(Dataset items)
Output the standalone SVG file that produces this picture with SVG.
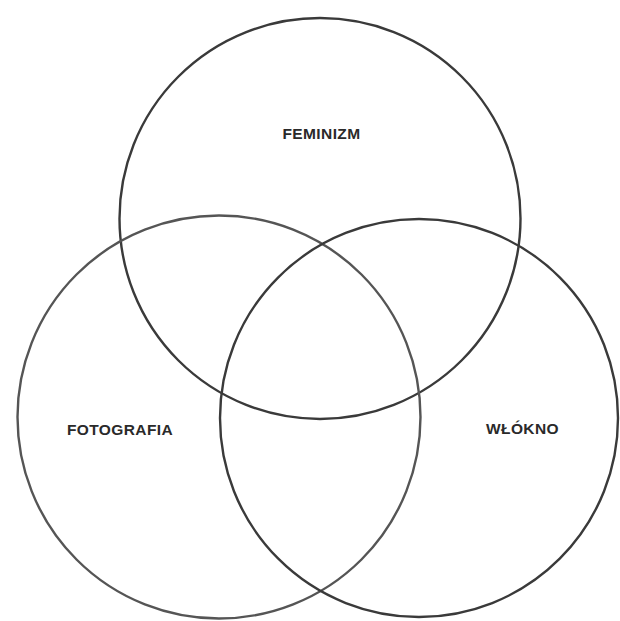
<svg xmlns="http://www.w3.org/2000/svg" width="620" height="621" viewBox="0 0 620 621">
<style>
.c{fill:none;stroke:#3a3a3a;stroke-width:2.4}
.t{font-family:"Liberation Sans",Arial,sans-serif;font-weight:bold;font-size:15.5px;fill:#2a2a2a;text-anchor:middle;letter-spacing:0.4px}
</style>
<rect width="620" height="621" fill="#ffffff"/>
<g id="feminizm">
<circle class="c" cx="320" cy="218.5" r="200.5"/>
<text class="t" x="321.5" y="139">FEMINIZM</text>
</g>
<g id="fotografia">
<circle class="c" cx="219" cy="417" r="201.5" style="stroke:#555"/>
<text class="t" x="120" y="435">FOTOGRAFIA</text>
</g>
<g id="wlokno">
<circle class="c" cx="419" cy="418" r="199"/>
<text class="t" x="522.5" y="434">WŁÓKNO</text>
</g>
<g id="connectors"/>
</svg>
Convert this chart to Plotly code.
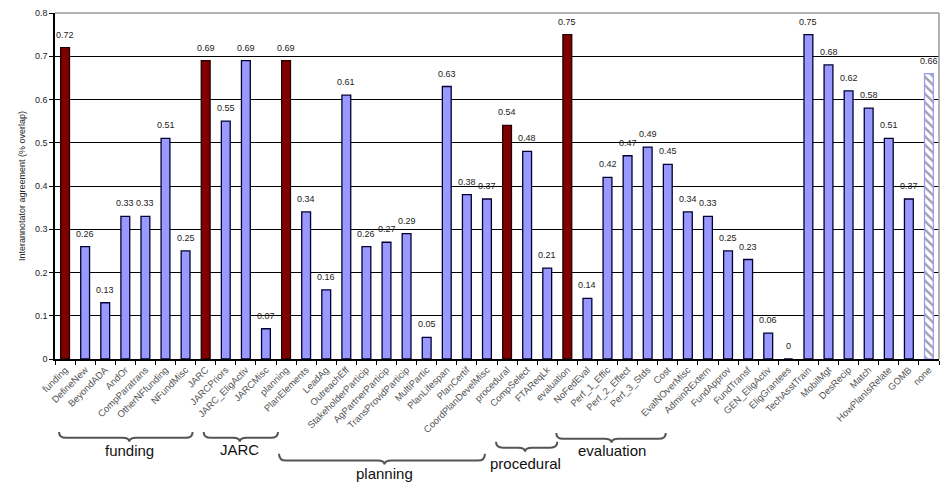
import plotly.graph_objects as go

categories = ["funding", "DefineNew", "BeyondADA", "AndOr", "CompParatrans", "OtherNFfunding",
              "NFundMisc", "JARC", "JARCPriors", "JARC_EligActiv", "JARCMisc", "planning",
              "PlanElements", "LeadAg", "OutreachEff", "StakeholderParticip", "AgPartnerParticip",
              "TransProvidParticip", "MultiPartic", "PlanLifespan", "PlanCertif",
              "CoordPlanDevelMisc", "procedural", "CompSelect", "FTAReqLk", "evaluation",
              "NoFedEval", "Perf_1_Effic", "Perf_2_Effect", "Perf_3_Stds", "Cost",
              "EvalNOverMisc", "AdminRExtern", "FundApprov", "FundTransf", "GEN_EligActiv",
              "EligGrantees", "TechAsstTrain", "MobilMgt", "DesRecip", "Match",
              "HowPlanIsRelate", "GOMB", "none"]
values = [0.72, 0.26, 0.13, 0.33, 0.33, 0.51, 0.25, 0.69, 0.55, 0.69, 0.07, 0.69,
          0.34, 0.16, 0.61, 0.26, 0.27, 0.29, 0.05, 0.63, 0.38, 0.37, 0.54, 0.48,
          0.21, 0.75, 0.14, 0.42, 0.47, 0.49, 0.45, 0.34, 0.33, 0.25, 0.23, 0.06,
          0.0, 0.75, 0.68, 0.62, 0.58, 0.51, 0.37, 0.66]
top_level = ["funding", "JARC", "planning", "procedural", "evaluation"]
hatched = ["none"]
group_labels = ["funding", "JARC", "planning", "procedural", "evaluation"]

BLUE = "#9999FF"
RED = "#800000"

xs = list(range(len(categories)))
colors, lcolors, shapes_p = [], [], []
for c in categories:
    if c in top_level:
        colors.append(RED); lcolors.append("#200000"); shapes_p.append("")
    elif c in hatched:
        colors.append("white"); lcolors.append(BLUE); shapes_p.append("\\")
    else:
        colors.append(BLUE); lcolors.append("#000033"); shapes_p.append("")

texts = [("0" if v == 0 else f"{v:.2f}") for v in values]

fig = go.Figure(go.Bar(
    x=xs, y=values, cliponaxis=False,
    marker=dict(color=colors, line=dict(color=lcolors, width=1.3),
                pattern=dict(shape=shapes_p, fgcolor=BLUE, bgcolor="white",
                             size=6, solidity=0.4)),
    width=0.44, showlegend=False,
))

annotations = []
for xi, v, t in zip(xs, values, texts):
    annotations.append(dict(x=xi, y=v, xref="x", yref="y", text=t, showarrow=False,
                            yanchor="bottom", yshift=6,
                            font=dict(size=9, color="#222", family="Liberation Sans")))

# brace geometry (pixel y below the plot top; x in category index units)
PLOT_TOP, PLOT_BOTTOM = 8, 359
def py(y):
    return (PLOT_BOTTOM - y) / (PLOT_BOTTOM - PLOT_TOP)

brace_geom = {
    "funding":    ((-0.3, 6.35, 3.2),  (433, 439, 443, 452)),
    "JARC":       ((6.9, 10.6, 8.7),   (433, 439, 443, 451)),
    "planning":   ((10.65, 20.9, 15.9), (455, 462, 466, 475)),
    "procedural": ((21.45, 24.5, 22.9), (443, 449, 453, 465)),
    "evaluation": ((24.45, 29.9, 27.2), (434, 440, 444, 452)),
}
shapes = []
for name in group_labels:
    (x0, x1, xm), (yt, yl, ytip, ylab) = brace_geom[name]
    q = 0.35
    a, b, c = py(yt), py(yl), py(ytip)
    path = (f"M {x0},{a} Q {x0},{b} {x0+q},{b} L {xm-q},{b} "
            f"Q {xm},{b} {xm},{c} Q {xm},{b} {xm+q},{b} "
            f"L {x1-q},{b} Q {x1},{b} {x1},{a}")
    shapes.append(dict(type="path", path=path, xref="x", yref="paper",
                       line=dict(color="#555", width=2)))
    annotations.append(dict(x=xm, y=py(ylab), xref="x", yref="paper", text=name,
                            showarrow=False, yanchor="middle",
                            font=dict(size=15, color="#111", family="Liberation Sans")))

shapes.append(dict(type="line", xref="paper", yref="paper", x0=0, x1=1, y0=1, y1=1,
                   line=dict(color="#999", width=1.5)))
shapes.append(dict(type="line", xref="paper", yref="paper", x0=1, x1=1, y0=0, y1=1,
                   line=dict(color="#999", width=1.5)))

fig.update_layout(
    width=947, height=484,
    margin=dict(l=55, r=8, t=8, b=125),
    plot_bgcolor="white", paper_bgcolor="white",
    font=dict(family="Liberation Sans", size=9, color="#333"),
    shapes=shapes, annotations=annotations,
)
fig.update_xaxes(range=[-0.5, len(categories) - 0.5], tickmode="array", tickvals=xs,
                 ticktext=categories, tickangle=-45, ticks="",
                 tickfont=dict(size=9.5, color="#555"),
                 showline=True, linecolor="black", linewidth=1.5, showgrid=False,
                 minor=dict(tickmode="array",
                            tickvals=[i - 0.5 for i in range(len(categories) + 1)],
                            ticks="outside", ticklen=4, tickcolor="black", showgrid=False))
fig.update_yaxes(range=[0, 0.8], dtick=0.1, showgrid=True,
                 gridcolor="black", gridwidth=1.2, zeroline=False,
                 showline=True, linecolor="black", linewidth=1.5,
                 ticks="outside", ticklen=4, tickcolor="black",
                 tickfont=dict(size=9, color="#222"),
                 title=dict(text="Interannotator agreement (% overlap)",
                            font=dict(size=9, color="#222"), standoff=8))

fig.write_html("out.html")
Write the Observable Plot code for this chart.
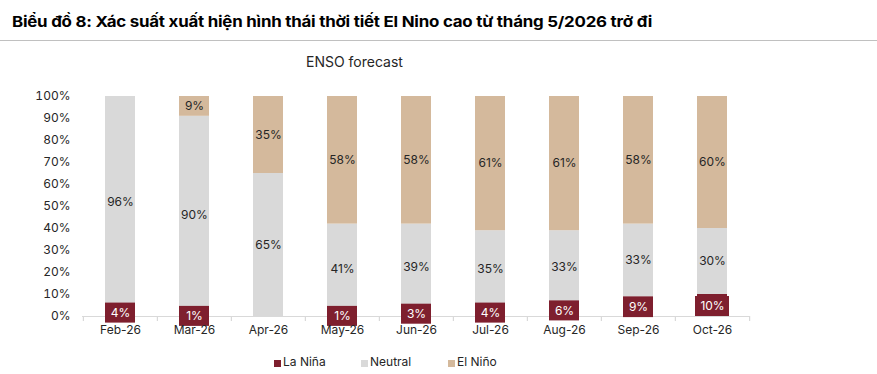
<!DOCTYPE html>
<html><head><meta charset="utf-8">
<script src="https://cdn.jsdelivr.net/npm/d3@7"></script>
<script src="https://cdn.jsdelivr.net/npm/@observablehq/plot@0.6"></script>
<style>
body{margin:0;background:#fff;font-family:Inter,sans-serif;}
#wrap{position:relative;width:877px;height:374px;overflow:hidden;background:#fff}
#title{position:absolute;left:12px;top:13px;font:bold 15px Inter,sans-serif;white-space:nowrap;transform-origin:0 0;color:#000;line-height:18px;letter-spacing:-0.2px}
#rule{position:absolute;left:0;top:40px;width:877px;height:1px;background:#c0c0c0}
#sub{position:absolute;left:306px;top:53px;font:14px Inter,sans-serif;color:#262626;line-height:17px}
#chart{position:absolute;left:0;top:42px}
.lg{position:absolute;top:355px;font:12px Inter,sans-serif;color:#262626;line-height:14px;white-space:nowrap}
.lg i{display:inline-block;width:7px;height:7px;margin-right:2px;vertical-align:-1px}
</style></head>
<body>
<div id="wrap">
  <div id="title">Biểu đồ 8: Xác suất xuất hiện hình thái thời tiết El Nino cao từ tháng 5/2026 trở đi</div>
  <div id="rule"></div>
  <div id="sub">ENSO forecast</div>
  <div id="chart"></div>
</div>
<script>
const months = ["Feb-26","Mar-26","Apr-26","May-26","Jun-26","Jul-26","Aug-26","Sep-26","Oct-26"];
const series = ["La Niña","Neutral","El Niño"];
const laNina  = [4, 1, 0, 1, 3, 4, 6, 9, 10];
const neutral = [96, 90, 65, 41, 39, 35, 33, 33, 30];
const elNino  = [0, 9, 35, 58, 58, 61, 61, 58, 60];
const colors = ["#7e1f2e", "#d9d9d9", "#d4b99c"];
const yTicks = [0,10,20,30,40,50,60,70,80,90,100];
const legendX = [274, 361, 448];

const values = [laNina, neutral, elNino];
const rows = [];
months.forEach((m, i) => series.forEach((s, j) => rows.push({month: m, series: s, value: values[j][i]})));
const laRows = rows.filter(d => d.series === "La Niña" && d.value > 0);

const step = (877 - 82 - 127) / months.length;

const chart = Plot.plot({
  width: 877, height: 300,
  marginTop: 54, marginBottom: 26, marginLeft: 82, marginRight: 127,
  x: {type: "band", domain: months, padding: 0},
  y: {domain: [0, 100]},
  color: {domain: series, range: colors},
  style: {fontFamily: "Inter, sans-serif", fontSize: "12px", color: "#262626", background: "transparent"},
  marks: [
    Plot.ruleY([0], {stroke: "#d9d9d9", strokeWidth: 1.2}),
    Plot.ruleX(months, {x: d => d, dx: -step / 2, y1: 0, y2: -2.3, stroke: "#d9d9d9", strokeWidth: 1.2}),
    Plot.ruleX(months.slice(-1), {x: d => d, dx: step / 2, y1: 0, y2: -2.3, stroke: "#d9d9d9", strokeWidth: 1.2}),
    Plot.barY(rows, Plot.stackY({x: "month", y: "value", fill: "series", order: series, insetLeft: 22, insetRight: 22})),
    Plot.text(rows, Plot.stackY({x: "month", y: "value", z: "series", order: series,
      text: d => (d.series !== "La Niña" && d.value > 0) ? d.value + "%" : "", fill: "#262626", fontSize: 12})),
    Plot.barY(laRows.filter(d => d.value < 10), {x: "month", y1: d => d.value / 2, y2: d => d.value / 2,
      fill: colors[0], insetLeft: 22, insetRight: 22, insetTop: -9, insetBottom: -11}),
    Plot.barY(laRows.filter(d => d.value >= 10), {x: "month", y1: d => d.value / 2, y2: d => d.value / 2,
      fill: colors[0], insetLeft: 20, insetRight: 20, insetTop: -9, insetBottom: -11}),
    Plot.text(laRows, {x: "month", y: d => d.value / 2, dy: 1, text: d => d.value + "%", fill: "#ffffff", fontSize: 12}),
    Plot.axisY({ticks: yTicks, tickFormat: d => d + "%", tickSize: 0, tickPadding: 12, label: null, fill: "#262626"}),
    Plot.axisX({tickSize: 0, tickPadding: 9, label: null, fill: "#262626"})
  ]
});
document.getElementById("chart").appendChild(chart);

const wrap = document.getElementById("wrap");
series.forEach((s, j) => {
  const el = document.createElement("div");
  el.className = "lg";
  el.style.left = legendX[j] + "px";
  el.innerHTML = `<i style="background:${colors[j]}"></i>${s}`;
  wrap.appendChild(el);
});

const t = document.getElementById("title");
const w = t.getBoundingClientRect().width;
t.style.transform = `scaleX(${640 / w})`;
</script>
</body></html>
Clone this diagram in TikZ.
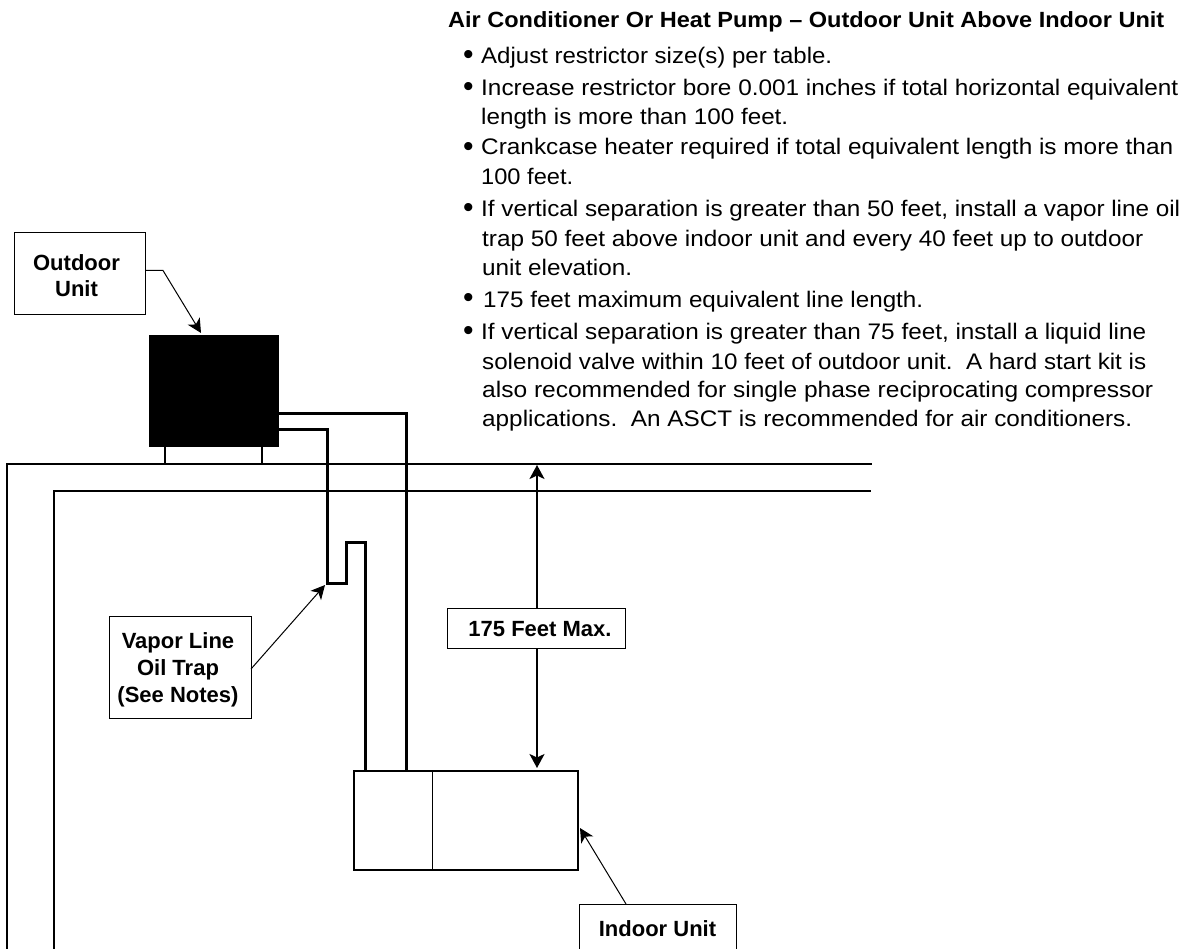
\documentclass[tikz,border=0pt]{standalone}
\usepackage{graphicx}
\usepackage{fontspec}
\setmainfont{Liberation Sans}
\usetikzlibrary{arrows.meta}
\newcommand{\fitline}[2]{\resizebox{#1pt}{\height}{#2}}
\tikzset{
  labelbox/.style={draw=black,line width=1pt,fill=white,inner sep=0pt},
  labeltext/.style={anchor=base,inner sep=0pt,font=\fontsize{22}{27}\selectfont\bfseries},
  bodytext/.style={anchor=base west,inner sep=0pt,font=\fontsize{22.5}{24}\selectfont},
  headtext/.style={anchor=base west,inner sep=0pt,font=\fontsize{22}{24}\selectfont\bfseries},
  dotmark/.style={anchor=base west,inner sep=0pt,font=\fontsize{30}{30}\selectfont},
  wall/.style={line width=2pt,black},
  pipe/.style={line width=3pt,black,miter limit=10},
  unitbox/.style={draw=black,line width=2pt,fill=white,inner sep=0pt},
  thinarrow/.style={line width=1pt,-{Stealth[length=14pt,width=14pt,inset=4pt]}},
  dimarrow/.style={line width=2pt,-{Stealth[length=14pt,width=15pt,inset=3.5pt]}},
}
\begin{document}
\begin{tikzpicture}[x=1pt,y=-1pt]
\useasboundingbox (0,0) rectangle (1193,949);
% notes
\node[headtext] (h) at (448,28) {\fitline{716}{Air Conditioner Or Heat Pump – Outdoor Unit Above Indoor Unit}};
\node[dotmark] (b1) at (463,65) {•};
\node[bodytext] (l1) at (481,64) {\fitline{351}{Adjust restrictor size(s) per table.}};
\node[dotmark] (b2) at (463,97) {•};
\node[bodytext] (l2) at (481,96) {\fitline{697}{Increase restrictor bore 0.001 inches if total horizontal equivalent}};
\node[bodytext] (l3) at (481,125) {\fitline{307}{length is more than 100 feet.}};
\node[dotmark] (b3) at (463,157) {•};
\node[bodytext] (l4) at (481,155) {\fitline{692}{Crankcase heater required if total equivalent length is more than}};
\node[bodytext] (l5) at (481,185) {\fitline{92}{100 feet.}};
\node[dotmark] (b4) at (463,218) {•};
\node[bodytext] (l6) at (481,217) {\fitline{699}{If vertical separation is greater than 50 feet, install a vapor line oil}};
\node[bodytext] (l7) at (482,247) {\fitline{661}{trap 50 feet above indoor unit and every 40 feet up to outdoor}};
\node[bodytext] (l8) at (482,276) {\fitline{150}{unit elevation.}};
\node[dotmark] (b5) at (463,308) {•};
\node[bodytext] (l9) at (483,307) {\fitline{440}{175 feet maximum equivalent line length.}};
\node[dotmark] (b6) at (463,340) {•};
\node[bodytext] (l10) at (481,339) {\fitline{665}{If vertical separation is greater than 75 feet, install a liquid line}};
\node[bodytext] (l11) at (482,369) {\fitline{664}{solenoid valve within 10 feet of outdoor unit.\ \ A hard start kit is}};
\node[bodytext] (l12) at (482,397) {\fitline{671}{also recommended for single phase reciprocating compressor}};
\node[bodytext] (l13) at (482,426) {\fitline{650}{applications.\ \ An ASCT is recommended for air conditioners.}};
% building walls
\coordinate (wo1) at (7,949); \coordinate (wo2) at (7,463.5); \coordinate (wo3) at (872,463.5);
\coordinate (wi1) at (53.5,949); \coordinate (wi2) at (53.5,490.5); \coordinate (wi3) at (871,490.5);
\draw[wall] (wo1) -- (wo2) -- (wo3);
\draw[wall] (wi1) -- (wi2) -- (wi3);
% outdoor unit
\node[fill=black,inner sep=0pt,minimum width=130pt,minimum height=112pt] (odu) at (214,391) {};
\coordinate (f1) at (164.5,463.5); \coordinate (f2) at (261.5,463.5);
\draw[line width=2pt] (f1) -- (f1 |- odu.south);
\draw[line width=2pt] (f2) -- (f2 |- odu.south);
% indoor unit
\node[unitbox,minimum width=223.5pt,minimum height=98.5pt] (idu) at (465.75,820.25) {};
\coordinate (dv) at (432.5,820);
\draw[line width=1pt] (dv |- idu.north) -- (dv |- idu.south);
% pipes
\coordinate (p1) at (279,413.5); \coordinate (p2) at (406.5,413.5);
\draw[pipe] (p1) -- (p2) -- (p2 |- idu.north);
\coordinate (q1) at (279,429.5); \coordinate (q2) at (327,429.5); \coordinate (q3) at (327,583);
\coordinate (q4) at (346,583); \coordinate (q5) at (346,542); \coordinate (q6) at (365,542);
\draw[pipe] (q1) -- (q2) -- (q3) -- (q4) -- (q5) -- (q6) -- (q6 |- idu.north);
% labels
\node[labelbox,minimum width=131pt,minimum height=82pt] (lo) at (79.5,274) {};
\node[labeltext] (lo1) at (76.5,270.7) {Outdoor};
\node[labeltext] (lo2) at (76.5,297) {Unit};
\node[labelbox,minimum width=142pt,minimum height=102pt] (lv) at (180,667) {};
\node[labeltext] (lv1) at (178,648) {Vapor Line};
\node[labeltext] (lv2) at (178,675) {Oil Trap};
\node[labeltext] (lv3) at (178,702) {(See Notes)};
\node[labelbox,minimum width=178pt,minimum height=40pt] (lf) at (536,628) {};
\node[labeltext] (lf1) at (540,636) {175 Feet Max.};
\node[labelbox,minimum width=157pt,minimum height=51pt] (li) at (657.5,929.5) {};
\node[labeltext] (li1) at (657.5,936) {Indoor Unit};
% connectors
\coordinate (ob) at (163,270.5); \coordinate (ot) at (201,333);
\draw[thinarrow] (lo.east |- ob) -- (ob) -- (ot);
\coordinate (vs) at (251,669); \coordinate (vt) at (325,585);
\draw[thinarrow] (vs) -- (vt);
\coordinate (is) at (626,904); \coordinate (it) at (580,828);
\draw[thinarrow] (is) -- (it);
\coordinate (dt) at (537,465); \coordinate (db) at (537,768);
\draw[dimarrow] (lf.north -| dt) -- (dt);
\draw[dimarrow] (lf.south -| db) -- (db);
\end{tikzpicture}
\end{document}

Task to complete: Between the line with "Convert this chart to Plotly code." and the line with "import plotly.graph_objects as go", ends included, lies the span to copy exactly; copy nothing else and leave out the pictures.

Exercise solution:
Convert this chart to Plotly code.
import plotly.graph_objects as go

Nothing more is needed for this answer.